--- Start ---
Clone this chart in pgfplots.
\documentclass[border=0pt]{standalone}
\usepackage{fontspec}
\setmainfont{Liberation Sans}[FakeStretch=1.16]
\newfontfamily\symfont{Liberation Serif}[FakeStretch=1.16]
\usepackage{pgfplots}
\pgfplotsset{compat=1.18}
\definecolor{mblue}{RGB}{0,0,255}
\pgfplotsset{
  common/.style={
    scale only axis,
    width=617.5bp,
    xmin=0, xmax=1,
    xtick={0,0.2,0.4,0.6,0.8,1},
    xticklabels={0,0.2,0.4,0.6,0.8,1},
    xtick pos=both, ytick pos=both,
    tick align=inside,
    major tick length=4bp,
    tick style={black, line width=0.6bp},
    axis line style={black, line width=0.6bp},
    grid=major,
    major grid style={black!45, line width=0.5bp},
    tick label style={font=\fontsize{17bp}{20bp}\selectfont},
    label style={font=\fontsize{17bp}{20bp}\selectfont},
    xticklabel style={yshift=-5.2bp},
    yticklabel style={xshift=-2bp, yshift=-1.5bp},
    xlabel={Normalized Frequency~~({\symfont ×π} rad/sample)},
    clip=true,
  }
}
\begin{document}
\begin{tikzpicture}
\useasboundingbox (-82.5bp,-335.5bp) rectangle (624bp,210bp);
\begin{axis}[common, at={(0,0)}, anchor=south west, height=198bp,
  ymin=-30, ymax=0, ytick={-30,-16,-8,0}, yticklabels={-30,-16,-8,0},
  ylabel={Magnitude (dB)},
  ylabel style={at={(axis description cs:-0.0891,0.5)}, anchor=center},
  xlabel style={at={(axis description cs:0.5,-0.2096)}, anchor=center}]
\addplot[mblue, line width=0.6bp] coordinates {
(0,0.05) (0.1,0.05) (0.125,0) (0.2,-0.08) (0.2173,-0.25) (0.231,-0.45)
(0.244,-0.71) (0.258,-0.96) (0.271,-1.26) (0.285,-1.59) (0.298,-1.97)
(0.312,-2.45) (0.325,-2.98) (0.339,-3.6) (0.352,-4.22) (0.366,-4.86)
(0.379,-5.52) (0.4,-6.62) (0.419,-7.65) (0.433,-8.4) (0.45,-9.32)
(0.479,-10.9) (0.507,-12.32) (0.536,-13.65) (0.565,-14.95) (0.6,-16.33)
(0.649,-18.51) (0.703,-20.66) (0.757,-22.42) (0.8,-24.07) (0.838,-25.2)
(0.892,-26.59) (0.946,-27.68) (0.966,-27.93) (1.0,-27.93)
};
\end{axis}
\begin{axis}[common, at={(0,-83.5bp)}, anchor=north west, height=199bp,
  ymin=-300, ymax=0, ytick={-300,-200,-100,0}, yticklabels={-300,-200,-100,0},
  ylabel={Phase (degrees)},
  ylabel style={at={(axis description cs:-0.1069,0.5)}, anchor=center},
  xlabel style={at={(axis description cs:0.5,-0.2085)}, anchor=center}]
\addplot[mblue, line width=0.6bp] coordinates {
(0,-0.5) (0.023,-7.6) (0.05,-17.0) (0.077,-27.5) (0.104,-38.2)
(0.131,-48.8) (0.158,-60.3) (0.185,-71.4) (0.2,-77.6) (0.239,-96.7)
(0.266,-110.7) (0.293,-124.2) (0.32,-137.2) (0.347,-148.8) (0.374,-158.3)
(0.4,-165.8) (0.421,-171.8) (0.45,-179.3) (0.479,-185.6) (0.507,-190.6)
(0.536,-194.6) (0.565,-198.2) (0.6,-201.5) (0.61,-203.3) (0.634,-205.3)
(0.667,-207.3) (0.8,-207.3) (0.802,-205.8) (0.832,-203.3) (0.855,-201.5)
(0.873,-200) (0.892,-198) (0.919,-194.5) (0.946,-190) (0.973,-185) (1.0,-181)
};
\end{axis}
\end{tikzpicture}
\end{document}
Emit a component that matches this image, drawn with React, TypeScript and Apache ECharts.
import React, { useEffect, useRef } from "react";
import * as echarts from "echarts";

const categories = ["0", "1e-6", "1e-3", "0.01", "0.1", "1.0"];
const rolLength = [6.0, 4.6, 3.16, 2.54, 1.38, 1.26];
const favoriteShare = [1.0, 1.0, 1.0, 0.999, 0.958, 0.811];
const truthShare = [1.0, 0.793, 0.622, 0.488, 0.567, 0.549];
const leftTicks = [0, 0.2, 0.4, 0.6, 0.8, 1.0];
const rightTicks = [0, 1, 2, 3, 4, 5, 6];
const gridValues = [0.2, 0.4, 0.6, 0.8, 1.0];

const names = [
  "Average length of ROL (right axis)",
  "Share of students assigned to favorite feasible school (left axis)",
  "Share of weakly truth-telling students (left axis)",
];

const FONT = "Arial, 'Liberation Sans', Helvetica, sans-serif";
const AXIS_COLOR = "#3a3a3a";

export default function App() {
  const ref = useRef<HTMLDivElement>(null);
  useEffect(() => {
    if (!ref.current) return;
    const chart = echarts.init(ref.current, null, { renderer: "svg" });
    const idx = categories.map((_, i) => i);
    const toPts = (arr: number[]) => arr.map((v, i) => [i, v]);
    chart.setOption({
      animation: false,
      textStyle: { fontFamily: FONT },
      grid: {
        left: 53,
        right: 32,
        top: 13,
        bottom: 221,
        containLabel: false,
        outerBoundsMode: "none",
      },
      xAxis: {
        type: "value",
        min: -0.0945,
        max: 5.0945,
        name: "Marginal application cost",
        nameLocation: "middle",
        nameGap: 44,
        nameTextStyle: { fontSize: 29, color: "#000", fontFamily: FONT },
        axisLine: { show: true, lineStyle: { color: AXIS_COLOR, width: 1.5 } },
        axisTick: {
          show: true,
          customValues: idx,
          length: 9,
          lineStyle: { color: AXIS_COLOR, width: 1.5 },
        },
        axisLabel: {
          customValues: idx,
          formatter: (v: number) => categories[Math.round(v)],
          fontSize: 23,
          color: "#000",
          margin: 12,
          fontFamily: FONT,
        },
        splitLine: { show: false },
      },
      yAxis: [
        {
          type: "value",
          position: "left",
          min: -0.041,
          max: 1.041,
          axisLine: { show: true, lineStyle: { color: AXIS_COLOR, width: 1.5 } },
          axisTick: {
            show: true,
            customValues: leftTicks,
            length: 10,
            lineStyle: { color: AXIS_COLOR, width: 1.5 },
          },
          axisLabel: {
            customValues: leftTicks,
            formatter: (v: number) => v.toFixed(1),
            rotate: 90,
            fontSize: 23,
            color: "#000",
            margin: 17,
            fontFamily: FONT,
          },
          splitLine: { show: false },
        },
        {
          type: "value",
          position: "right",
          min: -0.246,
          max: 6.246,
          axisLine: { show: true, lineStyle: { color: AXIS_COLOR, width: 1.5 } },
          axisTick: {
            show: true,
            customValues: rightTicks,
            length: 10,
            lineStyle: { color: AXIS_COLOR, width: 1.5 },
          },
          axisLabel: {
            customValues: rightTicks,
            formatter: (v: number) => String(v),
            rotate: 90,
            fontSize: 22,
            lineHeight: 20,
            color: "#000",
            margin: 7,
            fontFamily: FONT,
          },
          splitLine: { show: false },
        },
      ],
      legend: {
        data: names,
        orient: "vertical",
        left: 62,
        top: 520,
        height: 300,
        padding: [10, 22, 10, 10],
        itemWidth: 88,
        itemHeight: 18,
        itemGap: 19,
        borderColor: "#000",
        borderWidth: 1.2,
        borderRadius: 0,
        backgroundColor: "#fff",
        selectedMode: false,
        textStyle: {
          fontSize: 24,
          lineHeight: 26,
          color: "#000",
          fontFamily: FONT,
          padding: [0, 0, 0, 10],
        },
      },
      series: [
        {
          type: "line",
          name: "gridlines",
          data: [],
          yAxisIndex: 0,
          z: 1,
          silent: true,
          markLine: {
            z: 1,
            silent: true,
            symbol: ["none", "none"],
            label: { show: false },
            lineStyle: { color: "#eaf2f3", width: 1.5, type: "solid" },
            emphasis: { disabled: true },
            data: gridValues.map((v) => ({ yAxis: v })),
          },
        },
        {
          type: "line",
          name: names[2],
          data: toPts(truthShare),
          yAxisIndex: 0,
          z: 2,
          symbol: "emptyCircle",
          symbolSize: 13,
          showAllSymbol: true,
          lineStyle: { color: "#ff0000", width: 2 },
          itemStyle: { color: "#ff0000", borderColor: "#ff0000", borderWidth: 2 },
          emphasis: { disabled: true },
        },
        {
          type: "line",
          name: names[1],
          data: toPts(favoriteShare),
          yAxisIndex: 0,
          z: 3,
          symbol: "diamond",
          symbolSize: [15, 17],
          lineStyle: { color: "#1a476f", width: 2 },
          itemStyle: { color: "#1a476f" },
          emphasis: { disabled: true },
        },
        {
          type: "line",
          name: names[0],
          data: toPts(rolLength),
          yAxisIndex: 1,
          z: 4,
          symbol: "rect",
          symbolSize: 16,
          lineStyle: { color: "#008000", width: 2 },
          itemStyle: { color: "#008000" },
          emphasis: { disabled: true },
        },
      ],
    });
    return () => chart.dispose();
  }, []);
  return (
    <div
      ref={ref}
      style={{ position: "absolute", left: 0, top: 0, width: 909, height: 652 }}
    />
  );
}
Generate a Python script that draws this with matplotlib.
--- End ---
# AIM OF THE TASK:
State only the number of lines in these entries that contain "React".

# SOLUTION FOR THIS TASK:
2